Schwerpunkt auf 1-2-Familienhäuser setzen
Nach Thomas Engelke, dem Energieexperten des Verbraucherzentrale Bundesverbands, spielen für die Erreichung der Klimaziele die Ein- und Zweifamilienhäuser eine Schlüsselrolle. Die finanziellen Fördermittel zu ihrer energetischen Sanierung müssten erhöht werden. Einzelmaßnahmen seien nicht ausreichend, um die Lücke zu schließen, so die Gebäude-Allianz. Es brauche einen Rollout erneuerbarer Wärmeversorgung sowie eine verlässliche und langfristig planbare Förderkulisse. Maßnahmen zur Verbesserung der Gesamteffizienz sind laut Forderungskatalog der Bündnisses der Schlüssel für eine bezahlbare und verlässliche Energiewende in Deutschland. Es sei "das Gebot der Stunde", die Europäische Gebäuderichtlinie (EPBD) in die nationale Umsetzung zu bringen.

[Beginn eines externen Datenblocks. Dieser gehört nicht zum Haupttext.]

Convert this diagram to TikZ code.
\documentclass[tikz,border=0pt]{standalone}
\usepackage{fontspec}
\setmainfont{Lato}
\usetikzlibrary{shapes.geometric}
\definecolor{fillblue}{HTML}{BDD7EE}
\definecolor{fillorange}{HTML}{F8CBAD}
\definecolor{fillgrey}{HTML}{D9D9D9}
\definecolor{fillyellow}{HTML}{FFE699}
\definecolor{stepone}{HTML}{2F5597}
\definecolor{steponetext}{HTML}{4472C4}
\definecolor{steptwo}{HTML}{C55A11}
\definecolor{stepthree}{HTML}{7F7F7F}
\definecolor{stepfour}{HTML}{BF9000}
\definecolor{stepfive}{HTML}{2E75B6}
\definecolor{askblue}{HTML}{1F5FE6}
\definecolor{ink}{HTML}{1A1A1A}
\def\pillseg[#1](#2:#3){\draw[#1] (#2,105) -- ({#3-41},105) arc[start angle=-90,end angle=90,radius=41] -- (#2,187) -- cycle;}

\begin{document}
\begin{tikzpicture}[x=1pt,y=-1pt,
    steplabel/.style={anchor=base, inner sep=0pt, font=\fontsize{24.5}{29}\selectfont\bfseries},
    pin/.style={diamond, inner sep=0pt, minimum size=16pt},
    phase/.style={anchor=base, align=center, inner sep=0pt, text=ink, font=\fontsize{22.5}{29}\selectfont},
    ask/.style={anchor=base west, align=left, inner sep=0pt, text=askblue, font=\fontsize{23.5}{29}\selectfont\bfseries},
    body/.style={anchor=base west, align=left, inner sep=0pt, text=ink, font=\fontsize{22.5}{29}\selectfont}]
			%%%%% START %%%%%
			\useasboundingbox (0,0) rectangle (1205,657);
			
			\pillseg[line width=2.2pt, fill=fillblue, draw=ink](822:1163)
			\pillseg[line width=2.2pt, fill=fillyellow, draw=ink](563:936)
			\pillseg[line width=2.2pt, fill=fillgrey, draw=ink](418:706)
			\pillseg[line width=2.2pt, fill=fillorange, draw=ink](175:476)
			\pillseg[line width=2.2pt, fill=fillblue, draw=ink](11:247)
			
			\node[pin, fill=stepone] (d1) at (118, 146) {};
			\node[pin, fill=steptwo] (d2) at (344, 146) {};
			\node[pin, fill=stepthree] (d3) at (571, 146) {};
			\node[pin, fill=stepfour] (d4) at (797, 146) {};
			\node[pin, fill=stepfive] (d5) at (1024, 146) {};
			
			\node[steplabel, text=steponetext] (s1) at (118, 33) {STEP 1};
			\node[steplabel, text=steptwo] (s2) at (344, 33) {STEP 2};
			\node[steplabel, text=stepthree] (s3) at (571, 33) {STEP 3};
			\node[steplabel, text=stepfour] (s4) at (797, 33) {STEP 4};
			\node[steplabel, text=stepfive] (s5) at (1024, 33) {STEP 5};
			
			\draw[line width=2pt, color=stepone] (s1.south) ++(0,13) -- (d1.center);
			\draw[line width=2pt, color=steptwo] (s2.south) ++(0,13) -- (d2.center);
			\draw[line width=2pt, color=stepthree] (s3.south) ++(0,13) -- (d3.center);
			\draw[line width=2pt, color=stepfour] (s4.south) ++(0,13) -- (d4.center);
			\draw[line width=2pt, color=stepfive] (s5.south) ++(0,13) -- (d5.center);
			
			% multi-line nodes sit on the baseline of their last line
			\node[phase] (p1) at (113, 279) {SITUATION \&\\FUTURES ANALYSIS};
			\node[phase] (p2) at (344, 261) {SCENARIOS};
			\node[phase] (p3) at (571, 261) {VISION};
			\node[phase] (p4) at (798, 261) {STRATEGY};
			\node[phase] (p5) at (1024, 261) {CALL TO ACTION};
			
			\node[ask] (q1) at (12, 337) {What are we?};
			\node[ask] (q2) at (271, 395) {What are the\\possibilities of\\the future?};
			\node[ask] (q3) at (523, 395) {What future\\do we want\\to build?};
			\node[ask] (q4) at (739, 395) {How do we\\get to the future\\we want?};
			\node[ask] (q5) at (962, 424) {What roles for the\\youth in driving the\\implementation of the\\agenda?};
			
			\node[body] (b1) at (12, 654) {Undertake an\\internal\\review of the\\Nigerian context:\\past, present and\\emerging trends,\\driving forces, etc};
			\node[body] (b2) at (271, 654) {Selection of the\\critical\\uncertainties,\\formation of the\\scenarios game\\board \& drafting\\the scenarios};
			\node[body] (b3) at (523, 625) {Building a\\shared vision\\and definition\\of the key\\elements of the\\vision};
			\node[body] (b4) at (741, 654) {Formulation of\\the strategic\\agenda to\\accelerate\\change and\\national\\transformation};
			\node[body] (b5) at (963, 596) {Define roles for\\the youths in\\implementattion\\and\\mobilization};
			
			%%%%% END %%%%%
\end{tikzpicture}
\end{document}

Die FIW-Forscher schlagen vor, Ausnahmen im GEG 2024 zu reduzieren und die Effizienzanforderungen zu verschärfen. Auch eine größere Verlässlichkeit von Förderprogrammen könne die Sanierungstätigkeit pushen: "Die Neu-Priorisierung, Umgestaltung und Erhöhung der öffentlichen Förderprogramme ist essenziell, um sicherzustellen, dass Sanierungsmaßnahmen im Gebäudesektor in entsprechender Anzahl und auf entsprechendem Niveau umgesetzt werden. Die Förderprogramme sollten insbesondere auf Worst-Performing Wohngebäude und Haushalte mit niedrigem Einkommen zugeschnitten werden, damit die Energie- und Klimawende gelingt und auch der Schutz der Verbraucher:innen und vulnerabler Privathaushalte fokussiert wird."

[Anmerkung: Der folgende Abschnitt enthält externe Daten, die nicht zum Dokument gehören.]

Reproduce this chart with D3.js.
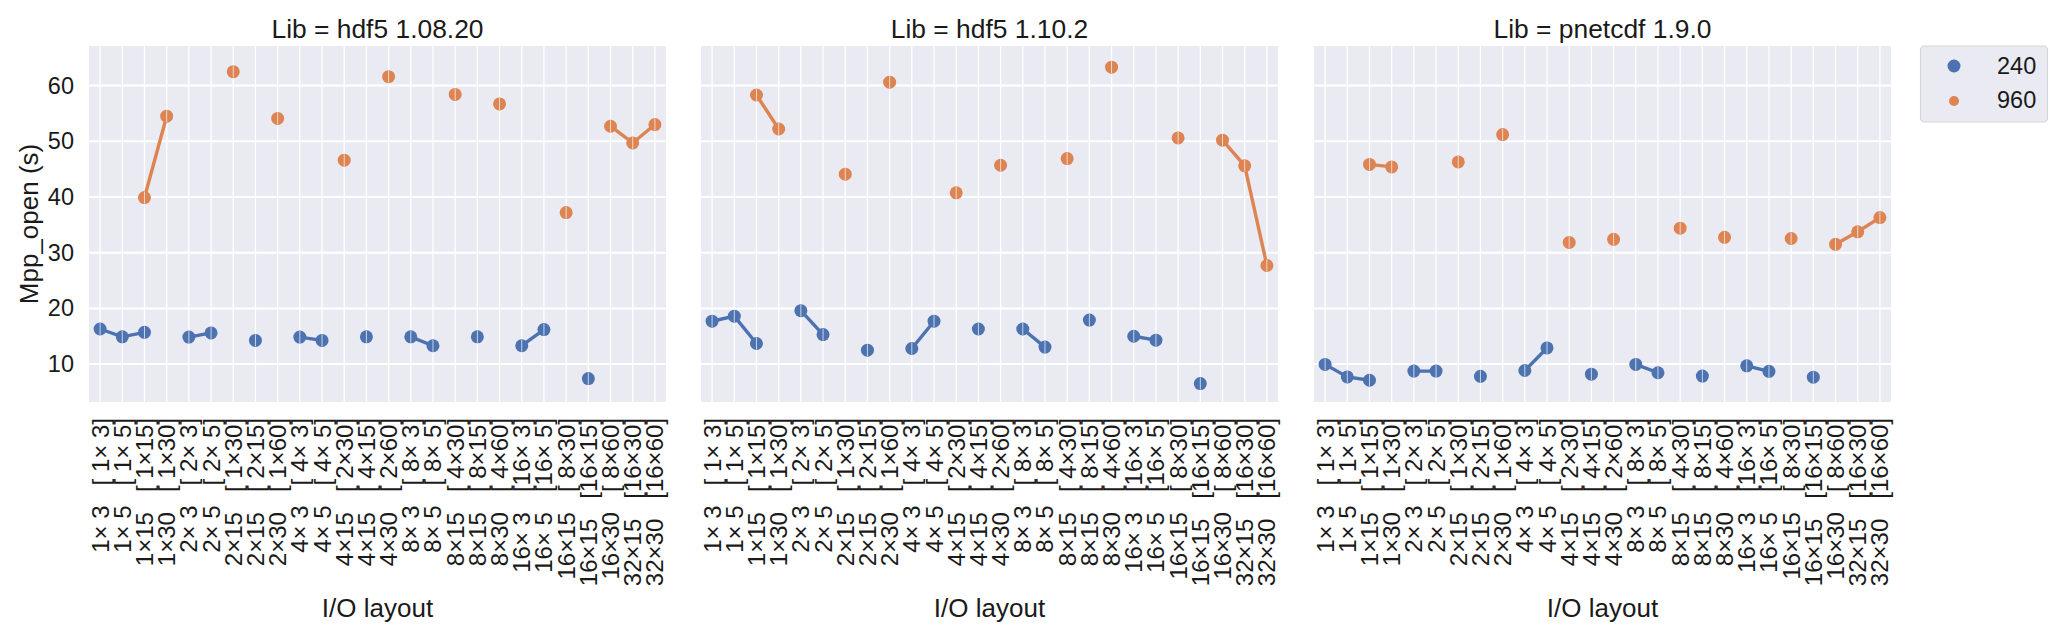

Bundesregierung sieht sich auf Kurs
Der Expertenrat für Klimafragen hatte am 15.4.2024 seinen Prüfbericht gemäß Klimaschutzgesetz zu den Emissionsdaten 2023 vorgelegt und bescheinigte dem Gebäudesektor Emissionsminderungen um 7,5 Prozent (entspricht mehr als acht Millionen Tonnen CO2) gegenüber dem Vorjahr. Bauminsterin Klara Geywitz (SPD) sieht ihr Ressort damit auf Kurs: "Damit konnte der Gebäudesektor sein Ziel aus dem Klimaschutzgesetz erstmals nahezu erreichen. Die Verfehlung liegt nur bei rund einem Prozent." Kritiker sehen darin allerdings einen einmaligen Spareffekt aufgrund des warmen Winters und stark gestiegener Energiepreise.